Wie der Gecko die Wand hochläuft

Gecko auf einer Glasplatte; Foto: S. N. Gorb

Die Füße dieser erstaunlichen Tiere haben hoch-evolvierte Haftsysteme, die aus einem Zusammenspiel von mikroskopischer und nanoskopischer Struktur ihrer Zehen einerseits und der Chemie ihres Zehenmaterials andererseits entstehen.

Geckos sind die größten Tiere, die an Wänden und sogar kopfüber an Decken entlanglaufen können. Wie machen sie das?

1.     Mikro- und Nanomechanik. Geckofüße sind so gebaut, dass sie sich der Oberfläche, an der sie haften, maximal anpassen. Der Fuß folgt Oberflächenstrukturen bis hinunter zu Submikrometer-Größe. Moderne hochauflösende Verfahren ermöglichen die Strukturanalyse der Geckofüße bis in den entscheidenden Nano-Bereich und ihre präzise mikromechanische Charakterisierung: Gecko-Zehen tragen kleine Lappen, mit denen sie sich der Oberfläche festhalten. Die Lappen bestehen aus feinen, elastischen Härchen (Setae), die wiederum an ihren Enden in noch feinere Härchen (Spatulae) aufgespalten sind. Die Haftflächen an deren Enden sind nur noch etwa 150nm × 150nm groß, so dass auch Oberflächenrauigkeiten von Größen deutlich unter einem Mikrometer vollständig kontaktiert werden. Diese mikroskopische und nanoskopische Ausgestaltung der seiner Zehen ermöglicht es dem Gecko, fest an einer Oberfläche zu haften, aber auch von ihr wieder loszukommen.

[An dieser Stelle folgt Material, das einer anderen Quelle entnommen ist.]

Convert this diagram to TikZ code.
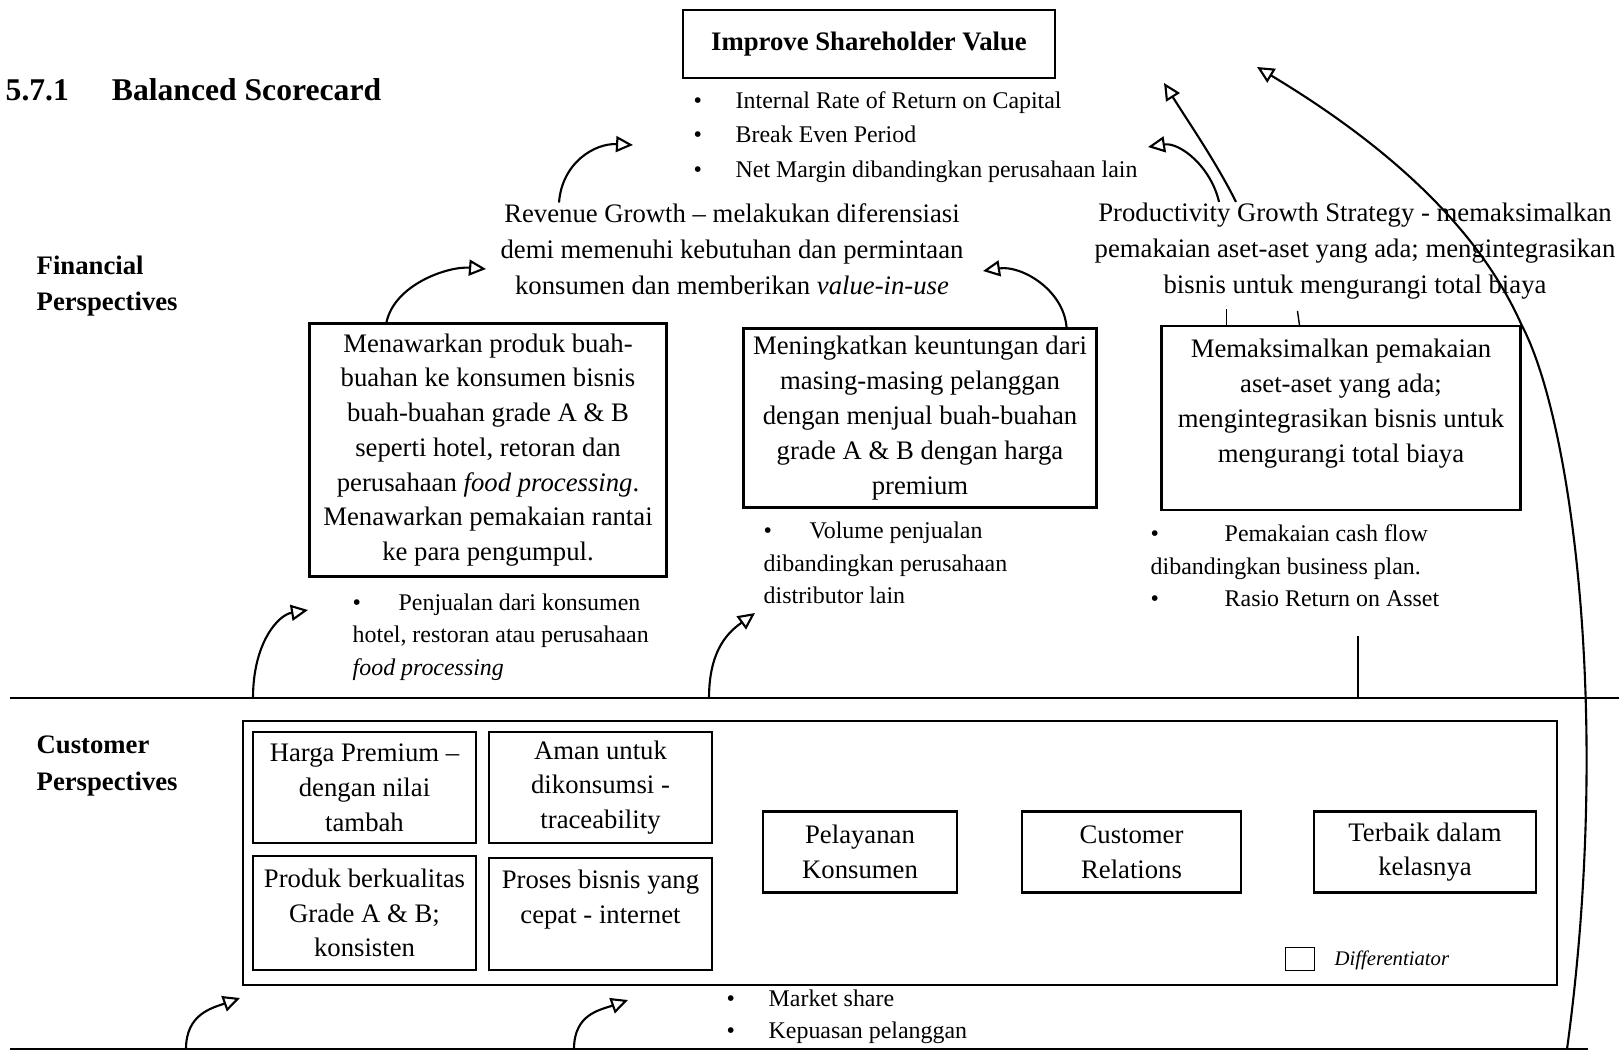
\documentclass[tikz,border=0pt]{standalone}
\usepackage{fontspec}
\setmainfont{Liberation Serif}
\usepackage{tikz}
\usetikzlibrary{arrows.meta,positioning}
\newcommand{\kpibullet}[1][4.2mm]{\makebox[#1][l]{\textbullet}}

\begin{document}
\begin{tikzpicture}[
  x=0.1mm, y=-0.1mm,
  goal/.style={draw, line width=0.6pt, align=center, inner sep=1pt, font=\fontsize{7.6}{9.9}\selectfont},
  driver/.style={align=center, inner sep=0pt, font=\fontsize{7.6}{10.3}\selectfont},
  kpi/.style={align=left, inner sep=0pt, anchor=west, font=\fontsize{6.8}{9.2}\selectfont},
  persp/.style={align=left, inner sep=0pt, anchor=west, font=\bfseries\fontsize{7.6}{10.3}\selectfont},
  flow/.style={-{Triangle[open, length=1.7mm, width=1.6mm]}, line width=0.6pt}
]
  \useasboundingbox (0,0) rectangle (1622,1053);

  % Heading
  \node[anchor=west, inner sep=0pt, font=\bfseries\fontsize{9}{11}\selectfont] (heading) at (5,90) {5.7.1\hspace{4.3mm}Balanced Scorecard};

  % Financial perspective
  \node[goal, font=\bfseries\fontsize{7.6}{9.9}\selectfont, minimum width=37.2mm, minimum height=6.8mm] (shv) at (869,44) {Improve Shareholder Value};
  \node[kpi, font=\fontsize{6.8}{9.8}\selectfont] (shvkpi) at (693,137) {\kpibullet Internal Rate of Return on Capital\\ \kpibullet Break Even Period\\ \kpibullet Net Margin dibandingkan perusahaan lain};

  \node[driver] (rev) at (732,249) {Revenue Growth -- melakukan diferensiasi\\demi memenuhi kebutuhan dan permintaan\\konsumen dan memberikan \textit{value-in-use}};
  \node[driver] (prod) at (1355,251) {Productivity Growth Strategy - memaksimalkan\\pemakaian aset-aset yang ada; mengintegrasikan\\bisnis untuk mengurangi total biaya};
  \node[persp] (finlabel) at (36,286) {Financial\\Perspectives};

  \node[goal, minimum width=35.7mm, minimum height=25.3mm] (offer) at (488,450) {Menawarkan produk buah-\\buahan ke konsumen bisnis\\buah-buahan grade A \& B\\seperti hotel, retoran dan\\perusahaan \textit{food processing}.\\Menawarkan pemakaian rantai\\ke para pengumpul.};
  \node[goal, minimum width=35.3mm, minimum height=17.9mm] (profit) at (920,418) {Meningkatkan keuntungan dari\\masing-masing pelanggan\\dengan menjual buah-buahan\\grade A \& B dengan harga\\premium};
  \node[goal, minimum width=35.9mm, minimum height=18.4mm] (asset) at (1341,418) {Memaksimalkan pemakaian\\aset-aset yang ada;\\mengintegrasikan bisnis untuk\\mengurangi total biaya\\ \mbox{}};

  \node[kpi] (offerkpi) at (352,637) {\kpibullet[4.6mm]Penjualan dari konsumen\\hotel, restoran atau perusahaan\\\textit{food processing}};
  \node[kpi] (profitkpi) at (763,563) {\kpibullet[4.6mm]Volume penjualan\\dibandingkan perusahaan\\distributor lain};
  \node[kpi] (assetkpi) at (1150,566) {\kpibullet[7.4mm]Pemakaian cash flow\\dibandingkan business plan.\\\kpibullet[7.4mm]Rasio Return on Asset};

  % Divider
  \coordinate (divL) at (10,698);
  \coordinate (divR) at (1619,698);
  \draw[line width=0.6pt] (divL) -- (divR);

  % Customer perspective
  \node[persp] (custlabel) at (36,766) {Customer\\Perspectives};
  \node[draw, line width=0.6pt, minimum width=131.4mm, minimum height=26.4mm, inner sep=0pt] (custframe) at (900,853) {};
  \node[goal, minimum width=22.3mm, minimum height=11.1mm] (premium) at (364.5,787.5) {Harga Premium --\\dengan nilai\\tambah};
  \node[goal, minimum width=22.3mm, minimum height=11.1mm] (safe) at (600.5,787.5) {Aman untuk\\dikonsumsi -\\traceability};
  \node[goal, minimum width=22.3mm, minimum height=11.4mm] (quality) at (364.5,913) {Produk berkualitas\\Grade A \& B;\\konsisten};
  \node[goal, minimum width=22.3mm, minimum height=11.2mm] (fast) at (600.5,914) {Proses bisnis yang\\cepat - internet\\ \mbox{}};
  \node[goal, minimum width=19.4mm, minimum height=8.1mm] (service) at (860,852) {Pelayanan\\Konsumen};
  \node[goal, minimum width=21.9mm, minimum height=8.1mm] (relation) at (1131.5,852) {Customer\\Relations};
  \node[goal, minimum width=22.2mm, minimum height=8.1mm] (best) at (1425,852) {Terbaik dalam\\kelasnya};
  \node[draw, line width=0.5pt, minimum width=2.9mm, minimum height=2.3mm, inner sep=0pt] (legendbox) at (1300,959) {};
  \node[anchor=west, inner sep=0pt, font=\itshape\fontsize{5.9}{7}\selectfont] (legendtext) at (1334,960) {Differentiator};
  \node[kpi] (custkpi) at (726,1017) {\kpibullet Market share\\\kpibullet Kepuasan pelanggan};

  \coordinate (botL) at (10,1049);
  \coordinate (botR) at (1588,1049);
  \draw[line width=0.6pt] (botL) -- (botR);

  % Arrows
  \coordinate (revtip) at (486,269);
  \coordinate (revtipB) at (983,271);
  \coordinate (shvtipA) at (633,145);
  \coordinate (shvtipB) at (1148,147);
  \coordinate (shvtipC) at (1164,83);
  \coordinate (shvtipD) at (1257,67);
  \draw[flow] ([xshift=7.8mm]offer.north west) .. controls +(8,-38) and +(-38,-3) .. (revtip);
  \draw[flow] ([xshift=-17.3mm]rev.north) .. controls +(3,-40) and +(-38,-2) .. (shvtipA);
  \draw[flow] ([xshift=-3.1mm]profit.north east) .. controls +(-3,-38) and +(38,-6) .. (revtipB);
  \draw[flow] ([xshift=-13.6mm]prod.north) .. controls +(-8,-35) and +(32,-5) .. (shvtipB);
  \draw[flow] ([xshift=-11.9mm]prod.north) .. controls +(-20,-40) and +(25,40) .. (shvtipC);
  \coordinate (rfoot) at (1567,1049);
  \draw[flow] (rfoot) .. controls (1612,720) and (1572,420) .. (asset.north east) .. controls (1475,220) and (1375,138) .. (shvtipD);
  \draw ([xshift=6.6mm]asset.north west) -- ++(0,-16);
  \draw ([xshift=13.9mm]asset.north west) -- ++(-2,-14);
  \coordinate (assetlink) at (1358,636);
  \coordinate (assetfoot) at (1358,698);
  \draw (assetlink) -- (assetfoot);

  \coordinate (fin1) at (253,698);
  \coordinate (fin1tip) at (308,610);
  \coordinate (fin2) at (709,698);
  \coordinate (fin2tip) at (755,613);
  \draw[flow] (fin1) .. controls +(0,-55) and +(-30,5) .. (fin1tip);
  \draw[flow] (fin2) .. controls +(0,-50) and +(-25,18) .. (fin2tip);
  \coordinate (cus1) at (186,1049);
  \coordinate (cus1tip) at (240,998);
  \coordinate (cus2) at (574,1049);
  \coordinate (cus2tip) at (628,1000);
  \draw[flow] (cus1) .. controls +(0,-35) and +(-28,10) .. (cus1tip);
  \draw[flow] (cus2) .. controls +(0,-35) and +(-28,10) .. (cus2tip);
\end{tikzpicture}
\end{document}
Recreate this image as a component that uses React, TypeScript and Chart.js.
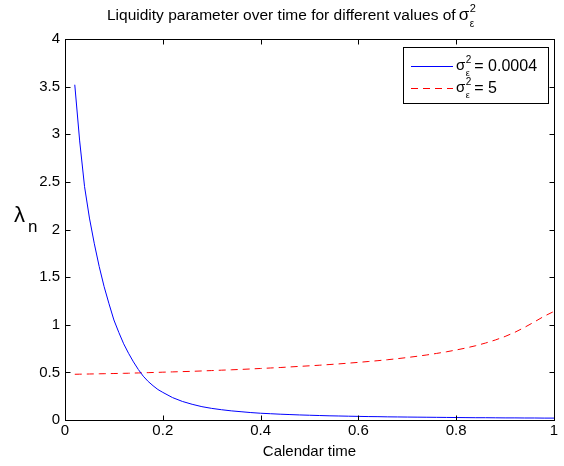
import React, { useEffect, useRef } from "react";
import { Chart, registerables } from "chart.js";

Chart.register(...registerables);

const times = [
  0.02, 0.03, 0.04, 0.05, 0.06, 0.07, 0.08, 0.09, 0.1, 0.11,
  0.12, 0.13, 0.14, 0.15, 0.16, 0.17, 0.18, 0.19, 0.2,
  0.22, 0.24, 0.26, 0.28, 0.3, 0.32, 0.34, 0.36, 0.38, 0.4,
  0.42, 0.44, 0.46, 0.48, 0.5, 0.52, 0.54, 0.56, 0.58, 0.6,
  0.62, 0.64, 0.66, 0.68, 0.7, 0.72, 0.74, 0.76, 0.78, 0.8,
  0.82, 0.84, 0.86, 0.88, 0.9, 0.92, 0.94, 0.96, 0.98, 1.0,
];

const lambdaSmallNoise = [
  3.52, 2.93, 2.45, 2.12, 1.85, 1.61, 1.4, 1.22, 1.05, 0.92,
  0.8, 0.7, 0.61, 0.53, 0.46, 0.405, 0.36, 0.32, 0.29,
  0.235, 0.195, 0.165, 0.14, 0.122, 0.108, 0.096, 0.087, 0.078, 0.071,
  0.066, 0.061, 0.057, 0.053, 0.05, 0.047, 0.044, 0.042, 0.04, 0.038,
  0.036, 0.035, 0.033, 0.032, 0.031, 0.03, 0.029, 0.028, 0.027, 0.026,
  0.025, 0.024, 0.024, 0.023, 0.022, 0.022, 0.021, 0.021, 0.02, 0.02,
];

const lambdaLargeNoise = [
  0.48, 0.481, 0.482, 0.483, 0.484, 0.485, 0.486, 0.487, 0.488, 0.489,
  0.49, 0.491, 0.493, 0.494, 0.496, 0.497, 0.499, 0.5, 0.502,
  0.505, 0.508, 0.511, 0.515, 0.519, 0.523, 0.527, 0.531, 0.536, 0.541,
  0.546, 0.551, 0.557, 0.563, 0.569, 0.575, 0.582, 0.589, 0.597, 0.605,
  0.614, 0.623, 0.633, 0.644, 0.656, 0.669, 0.683, 0.699, 0.716, 0.735,
  0.756, 0.78, 0.808, 0.84, 0.877, 0.921, 0.973, 1.03, 1.09, 1.14,
];

const xTicks = [0, 0.2, 0.4, 0.6, 0.8, 1];
const yTicks = [0, 0.5, 1, 1.5, 2, 2.5, 3, 3.5, 4];

const titleText = "Liquidity parameter over time for different values of";
const xLabelText = "Calendar time";
const legendValues = ["0.0004", "5"];
const seriesColors = ["#0000ff", "#ff0000"];

const FONT = "'Liberation Sans', Arial, Helvetica, sans-serif";

function drawSigmaEps(ctx: CanvasRenderingContext2D, x: number, baseline: number, size: number): number {
  ctx.font = `${size}px ${FONT}`;
  ctx.textAlign = "left";
  ctx.textBaseline = "alphabetic";
  ctx.fillText("σ", x, baseline);
  const sw = ctx.measureText("σ").width;
  const sx = x + sw + 0.5;
  const small = Math.round(size * 0.64);
  ctx.font = `${small}px ${FONT}`;
  ctx.fillText("2", sx, baseline - size * 0.45);
  const w2 = ctx.measureText("2").width;
  ctx.font = `${Math.round(size * 0.58)}px ${FONT}`;
  ctx.fillText("ε", sx, baseline + size * 0.42);
  const we = ctx.measureText("ε").width;
  return sx + Math.max(w2, we);
}

const decorPlugin = {
  id: "decor",
  afterDraw(chart: any) {
    const { ctx, chartArea } = chart;
    const xs = chart.scales.x;
    const ys = chart.scales.y;
    const L = Math.round(chartArea.left) + 0.5;
    const R = Math.round(chartArea.right) + 0.5;
    const T = Math.round(chartArea.top) + 0.5;
    const B = Math.round(chartArea.bottom) + 0.5;
    ctx.save();
    ctx.strokeStyle = "#000";
    ctx.lineWidth = 1;
    ctx.setLineDash([]);
    ctx.strokeRect(L, T, R - L, B - T);
    const tl = 5;
    ctx.beginPath();
    xTicks.forEach((v) => {
      const px = Math.round(xs.getPixelForValue(v)) + 0.5;
      ctx.moveTo(px, B);
      ctx.lineTo(px, B - tl);
      ctx.moveTo(px, T);
      ctx.lineTo(px, T + tl);
    });
    yTicks.forEach((v) => {
      const py = Math.round(ys.getPixelForValue(v)) + 0.5;
      ctx.moveTo(L, py);
      ctx.lineTo(L + tl, py);
      ctx.moveTo(R, py);
      ctx.lineTo(R - tl, py);
    });
    ctx.stroke();

    ctx.fillStyle = "#000";
    // title
    ctx.font = `15.5px ${FONT}`;
    ctx.textAlign = "left";
    ctx.textBaseline = "alphabetic";
    const tx = 107;
    ctx.fillText(titleText, tx, 20);
    const tw = ctx.measureText(titleText).width;
    drawSigmaEps(ctx, tx + tw + 3, 20, 17);

    // x label
    ctx.font = `15px ${FONT}`;
    ctx.textAlign = "center";
    ctx.fillText(xLabelText, (chartArea.left + chartArea.right) / 2, 456);

    // y label
    ctx.textAlign = "left";
    ctx.font = `22px ${FONT}`;
    ctx.fillText("λ", 14, 222);
    ctx.font = `17px ${FONT}`;
    ctx.fillText("n", 28, 232);

    // legend
    const bx = 403.5, by = 47.5, bw = 145, bh = 56;
    ctx.fillStyle = "#fff";
    ctx.fillRect(bx, by, bw, bh);
    ctx.strokeStyle = "#000";
    ctx.strokeRect(bx, by, bw, bh);
    const rows = [66, 88];
    rows.forEach((ry, i) => {
      ctx.strokeStyle = seriesColors[i];
      ctx.setLineDash(i === 1 ? [7, 5] : []);
      ctx.beginPath();
      ctx.moveTo(411, ry + 0.5);
      ctx.lineTo(453, ry + 0.5);
      ctx.stroke();
      ctx.setLineDash([]);
      ctx.fillStyle = "#000";
      const endX = drawSigmaEps(ctx, 456, ry + 4, 15);
      ctx.font = `16px ${FONT}`;
      ctx.textAlign = "left";
      ctx.textBaseline = "alphabetic";
      ctx.fillText("= " + legendValues[i], endX + 3, ry + 5);
    });
    ctx.restore();
  },
};

export default function App() {
  const canvasRef = useRef<HTMLCanvasElement | null>(null);

  useEffect(() => {
    const canvas = canvasRef.current;
    if (!canvas) return;
    const chart = new Chart(canvas, {
      type: "line",
      data: {
        datasets: [
          {
            label: "σ² = " + legendValues[0],
            data: times.map((t, i) => ({ x: t, y: lambdaSmallNoise[i] })),
            borderColor: seriesColors[0],
            borderWidth: 1,
            pointRadius: 0,
            tension: 0,
            fill: false,
          },
          {
            label: "σ² = " + legendValues[1],
            data: times.map((t, i) => ({ x: t, y: lambdaLargeNoise[i] })),
            borderColor: seriesColors[1],
            borderWidth: 1,
            borderDash: [7, 5],
            pointRadius: 0,
            tension: 0,
            fill: false,
          },
        ],
      },
      options: {
        animation: false,
        responsive: false,
        devicePixelRatio: 1,
        layout: { padding: { top: 39, right: 10, left: 0, bottom: 0 } },
        plugins: {
          legend: { display: false },
          title: { display: false },
          tooltip: { enabled: false },
        },
        scales: {
          x: {
            type: "linear",
            min: 0,
            max: 1,
            afterFit: (s: any) => {
              s.height = 46;
            },
            afterBuildTicks: (s: any) => {
              s.ticks = xTicks.map((v) => ({ value: v }));
            },
            ticks: {
              color: "#000",
              font: { family: FONT, size: 15 },
              padding: 2,
              maxRotation: 0,
              callback: (v: any) => String(v),
            },
            grid: { display: false, drawTicks: false },
            border: { display: false },
          },
          y: {
            type: "linear",
            min: 0,
            max: 4,
            afterFit: (s: any) => {
              s.width = 65;
            },
            afterBuildTicks: (s: any) => {
              s.ticks = yTicks.map((v) => ({ value: v }));
            },
            ticks: {
              color: "#000",
              font: { family: FONT, size: 15 },
              padding: 5,
              callback: (v: any) => String(v),
            },
            grid: { display: false, drawTicks: false },
            border: { display: false },
          },
        },
      },
      plugins: [decorPlugin],
    });
    return () => chart.destroy();
  }, []);

  return (
    <div style={{ position: "fixed", left: 0, top: 0, width: 564, height: 466, background: "#fff" }}>
      <canvas ref={canvasRef} width={564} height={466} />
    </div>
  );
}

2.     Material. Geckofüße bestehen, wie Reptilienhäute und Vogelfedern allgemein, aus einem β-Keratin. β-Keratin ist ein Strukturprotein, das die Eigenschaft besitzt, sich selbst in ein anisotropes Material zu organisieren (Die Eigenschaften eines anisotropen Materials haben in verschiedenen Richtungen verschiedene Werte; hier betrifft das vor allem die Elastizität). Seine Struktur lässt sich am ehesten als ein Nanofaser-verstärktes Gummi beschreiben. Die Aminosäure-Zusammensetzung des Gecko-Keratins sorgt für eine besonders intensive Anziehung – so genannte Van-der-Waals-Kräfte – zu chemisch sehr verschiedenen Oberflächen, von rauem Gestein bis hin zu glatten Blättern. Besonders erstaunlich ist, dass Geckos auch auf feuchten Oberflächen haften, oft sogar besser als auf trockenen. Die Rolle von Wasser für die Haftung konnte mittels Computersimulationen der Theoretischen Chemie geklärt werden: einzelne Wassermoleküle fungieren als Haftvermittler zwischen dem Keratin und der jeweiligen Oberfläche.

Die neuen Erkenntnisse sind auch für die Technik von großem Interesse. Sie dienen zunehmend der Entwicklung von bio-inspirierten Materialoberflächen für so Unterschiedliches wie Klebebänder und Kletterroboter. Sie entstanden zum Teil in einer Kooperation zwischen Stanislav Gorb (Zoologie, Christian-Albrechts-Universität Kiel) und Florian Müller-Plathe (Theoretische Chemie, Technische Universität Darmstadt), die ihren Ursprung in einem zufälligen Zusammentreffen in der Mainzer Akademie hatte.


Zur vertiefenden Lektüre:
Gecko adhesion on flat and rough surfaces: Simulations with a multi-scale molecular model, T. Materzok, D. De Boer, S. Gorb, and F. Müller-Plathe, Small 18, 2201674 (2022). [DOI: 10.1002/smll.202201674]

Evidence for capillarity contributions to gecko adhesion from single spatula nanomechanical measurements, G. Huber, H. Mantz, R. Spolenak, K. Mecke, K. Jacobs, S.N. Gorb, and E. Arzt, Proc. Nat. Acad. Sci. 102, 16293-16296 (2005).